For further discussion, see Ref. [1], (Appendices 1–3).

2.4 Interpolated Brownian Bridges (IBB): third step

The third step is that we carry out interpolation for points sampled neither by SPs nor BBs. We term a path for which the interpolation takes place as an “interpolated Brownian Bridge” or IBB. This enables an effective “pricing” for all values of the underlying variables without calling the pricing function “too many times”.

Call x* a point at which we want to interpolate the deal with price C. We get C(x*) from the SP and BB values: CxbSP, CxbBB. To do this we need a distance measure and an interpolation function, discussed next.

3.1 Setup for portfolio run

The second stage for SMC simulation is a standard MC simulation. However, this second SMC stage never calls the pricing function, but rather uses the values of deals using the output of the three steps of the first SMC stage, namely price “look-up” tables that result from the prices from the SPs, BBs, and interpolation. Both stages constitute “Smart Monte Carlo”.

3.2 Full MC simulation of the SMC Stage 2

Consider a portfolio that consists of deals {C_l}. In Stage 1, we create the look-up tables for individual deals. Again, a look-up table lists the deal values produced from the interpolation for all points on a regular grid created in the space of the risk factors. Because the interpolation is conducted in a stepwise fashion, the number of look-up tables for the prices of a given deal equals the number of time steps in the simulation. The collection of the look-up tables provides the deal values on any path that has evolved arbitrarily. It is this feature that leads to substantial time saving in Stage 2 that only looks up deal values using the tables without either calling the pricer or doing the on-the-fly interpolations. Note that Stage 2 analysis does not need to compute the SMC probabilities. In a standard MC simulation, all paths are equally weighted with a total weight of 1.
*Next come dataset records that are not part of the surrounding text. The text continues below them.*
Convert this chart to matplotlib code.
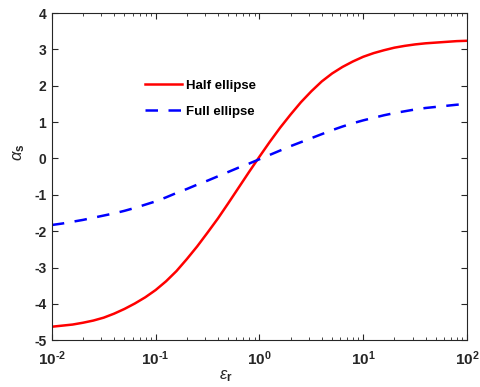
import numpy as np
import matplotlib
matplotlib.use('agg')
from matplotlib import pyplot

# log10(eps_r) sample positions and curve values
log_eps = [-2.0, -1.9, -1.8, -1.7, -1.6, -1.5, -1.4, -1.3, -1.2, -1.1, -1.0,
           -0.9, -0.8, -0.7, -0.6, -0.5, -0.4, -0.3, -0.2, -0.1, 0.0,
           0.1, 0.2, 0.3, 0.4, 0.5, 0.6, 0.7, 0.8, 0.9, 1.0,
           1.1, 1.2, 1.3, 1.4, 1.5, 1.6, 1.7, 1.8, 1.9, 2.0]
half_ellipse = [-4.63, -4.60, -4.57, -4.52, -4.46, -4.38, -4.27, -4.14, -3.99, -3.82, -3.62,
                -3.38, -3.10, -2.77, -2.42, -2.04, -1.65, -1.23, -0.80, -0.37, 0.05,
                0.46, 0.85, 1.21, 1.55, 1.85, 2.12, 2.34, 2.52, 2.67, 2.80,
                2.90, 2.98, 3.05, 3.10, 3.14, 3.17, 3.19, 3.21, 3.23, 3.24]
full_ellipse = [-1.83, -1.79, -1.74, -1.69, -1.63, -1.57, -1.51, -1.44, -1.36, -1.27, -1.18,
                -1.07, -0.95, -0.84, -0.72, -0.61, -0.49, -0.37, -0.25, -0.14, -0.02,
                0.10, 0.22, 0.34, 0.45, 0.56, 0.67, 0.78, 0.88, 0.97, 1.05,
                1.12, 1.19, 1.25, 1.30, 1.35, 1.39, 1.42, 1.45, 1.48, 1.50]
x_ticks = [1e-2, 1e-1, 1e0, 1e1, 1e2]
x_labels = [r'$\mathbf{10^{\text{-}2}}$', r'$\mathbf{10^{\text{-}1}}$', r'$\mathbf{10^{0}}$',
            r'$\mathbf{10^{1}}$', r'$\mathbf{10^{2}}$']
y_ticks = [-5, -4, -3, -2, -1, 0, 1, 2, 3, 4]

pyplot.rcParams['font.family'] = ['Liberation Sans', 'DejaVu Sans']
pyplot.rcParams['mathtext.fontset'] = 'custom'
pyplot.rcParams['mathtext.rm'] = 'Liberation Sans:bold'
pyplot.rcParams['mathtext.bf'] = 'Liberation Sans:bold'
pyplot.rcParams['mathtext.it'] = 'Liberation Sans:italic'

eps = 10 ** np.array(log_eps)

figura = pyplot.figure(figsize=(4.8, 3.87), dpi=100)
axes = figura.add_axes([0.108, 0.121, 0.865, 0.845])
axes.plot(eps, half_ellipse, color='red', linewidth=1.8, label='Half ellipse')
axes.plot(eps, full_ellipse, color='blue', linewidth=1.8, dashes=(5, 4.2), label='Full ellipse')

axes.set_xscale('log')
axes.set_xlim(1e-2, 1e2)
axes.set_ylim(-5, 4)
axes.set_xticks(x_ticks)
axes.set_xticklabels(x_labels, fontsize=11)
axes.set_yticks(y_ticks)
axes.set_yticklabels([str(v) for v in y_ticks], fontsize=10, fontweight='bold')

axes.tick_params(axis='both', which='both', direction='in', top=True, right=True,
                 colors='#262626', labelcolor='#262626')
axes.tick_params(which='major', length=4, width=0.8)
axes.tick_params(which='minor', length=2.5, width=0.6)
axes.tick_params(axis='x', pad=7)
axes.tick_params(axis='y', pad=4)
for s in axes.spines.values():
    s.set_color('#262626')
    s.set_linewidth(0.8)

axes.set_xlabel(r'$\epsilon_\mathbf{r}$', fontsize=12, color='#262626')
axes.xaxis.set_label_coords(0.42, -0.085)
axes.set_ylabel(r'$\alpha_\mathbf{s}$', fontsize=12, color='#262626')
axes.yaxis.set_label_coords(-0.06, 0.575)

axes.legend(loc='upper left', bbox_to_anchor=(0.195, 0.834), frameon=False,
            prop={'weight': 'bold', 'size': 9.5}, handlelength=2.8,
            handletextpad=0.3, labelspacing=1.05)

pyplot.savefig('out.png', dpi=100)
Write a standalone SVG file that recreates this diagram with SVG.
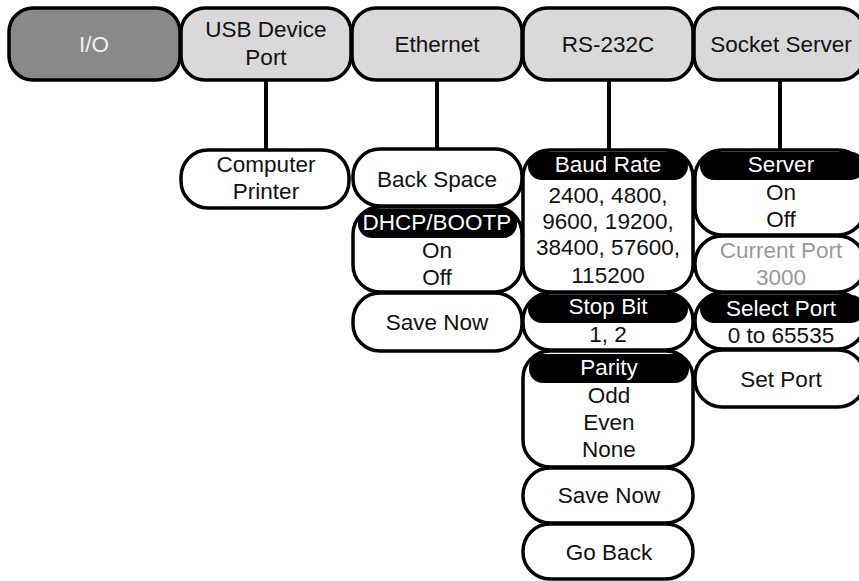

The general procedure for the Stage 2 analysis consists of the following steps:

1. Run SMC Stage 1 analysis for each deal C_l. The SMC is customized for each type of deal using the strategies described above.

2. Create the SMC Stage 1 look-up tables for each deal {C_l}.

3. Generate standard MC paths for Stage 2.

4. Look up values for each deal along each MC path, which involves looking up through a table at each time in the time partition defining the MC simulator.

3.3 Deal/risk aggregation (Stage 2)

In Stage 2, the portfolio risks (expected values and PFEs - See Appendix) are calculated by aggregation—summing up the risks of individual deals for all MC paths. For each time step, a MC path provides all the necessary information in terms of the values of the underlying risk factors that are used to determine the deal values from the SMC look-up tables. Theoretically, there is no limit on the number of Stage 2 paths except for the possible constraint concerning the time for aggregating the deals. Deals with simple structures and complicated structures are treated in the same way. More importantly, the aggregation has no offset effect on the efficiency gained in the SMC Stage 1, in which SMC paths are customized to line up with the risk profiles of individual deals.

In summary the procedure is:

1. Aggregate the values/risks of all deals (portfolio) for all MC paths.

2. Calculate the portfolio expected values and PFE, or any other desired statistic, as in a conventional MC simulation.

4.1 OTM caps portfolio

The first illustrative example consists of 4 out-of-the-money OTM caps.⁴ This illustrates the ability of the SMC method to sample interesting regions more efficiently than standard MC (which only knows about the stochastic equations but not the financial instrument profile).⁵Figure 2 shows the results.

4.2 Down and Out DO option with rebate

To test the Smart MC (SP + BB + IBB) method in the presence of a barrier, we use the classic down and out (DO) option along with a rebate paid at touch if the barrier is crossed.⁶ We get the expected value and the PFE at 90% CL.

The results are in Tables 4 and 5. The SMC method wins over a standard MC simulation by saving 1/2 of calls to the pricing function (50 for SMC from 30 SPs and 20 BBS, vs. 100 for standard MC) at each future time tℓ, l=1...5.

The down and out option addresses how we tackle the edge effect characterized by the difference of the option value above the barrier and the rebate below the barrier. Hence, the BBs need to be carefully positioned to separate these two states. This can easily be achieved by placing two BBs above and below the barrier with equal distance to the barrier, such that the bins around the BBs share a same edge at the barrier. Again, we are taking advantage of the discretion feature of the BBs that can be flexibly customized to either emphasize the interesting region or better classify the states.⁷

4.3 Reconstruct the Matlab logo—2 dimensional example

In this section, we demonstrate the efficiency of the interpolation with a complicated “payout” function in two dimensions using the Matlab [5] Logo. The logo is the drawing of the leading eigenfunction of the wave equation with a “Pac-man” spatial geometry from the Matlab logo function, in Figure 3. Financial payoffs generally are less complicated, so this is a good test.

Figures 4–6 illustrate the stepwise results in the new method.⁸ We use 10 SPs (Figure 4) followed by 20 BBs (Figure 5). Here the Matlab logo from a “path” is really just a call to the Matlab logo function. With only 30 points in the 2 dimensional space calling the “pricing function” (i.e. the logo function) little resemblance is visible. Still, the interpolated result using the Cauchy distance kernel with five nearest neighbor points is fairly accurate (Figure 6). The SMC method Stage 1 with 30 calls to the Matlab logo function in the three steps gives a better reproduction of the Matlab logo than do the standard MC SPs with 100 calls to the Matlab logo function in Figure 7, a savings of at least a factor 3.